Articles | Volume 364
https://doi.org/10.5194/piahs-364-374-2014
https://doi.org/10.5194/piahs-364-374-2014
16 Sep 2014
 | 16 Sep 2014

Next stop, implementation: collaborative monitoring to inform adaptive policy-making and implementation

L. M. Hermans, M. Haasnoot, and J. H. Kwakkel

Keywords: Dynamic Adaptive Policy Pathways, uncertainty, implementation, collaborative monitoring, actor analysis, robust decision-making, adaptation tipping points, adaptive governance

Abstract. Dynamic Adaptive Policy Pathways has been developed as an approach to deal with deep uncertainties and support robust decision-making for long-term planning.
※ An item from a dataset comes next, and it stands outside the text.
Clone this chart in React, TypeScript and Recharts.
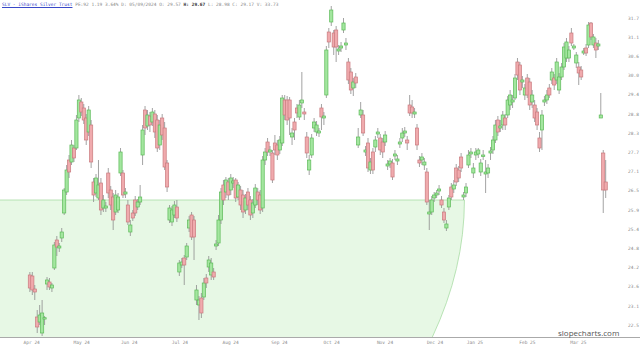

Given the unpredictable and uncertain futures, implementation of the resulting adaptive policies needs to be informed by regular monitoring. However, monitoring implementation in practice is complicated by the need to coordinate activities and share information among multiple actors. Here we present a first outline for an approach to organise collaborative monitoring to support adaptive implementation of long-term water policies. The analytical basis rests on an extension of Dynamic Adaptive Policy Pathways with actor analysis principles. Monitoring is to be organised around adaptation tipping points, for which a set of questions needs to be addressed that put societal actors central. Examples from two water management cases in the Netherlands suggest the usefulness of this approach.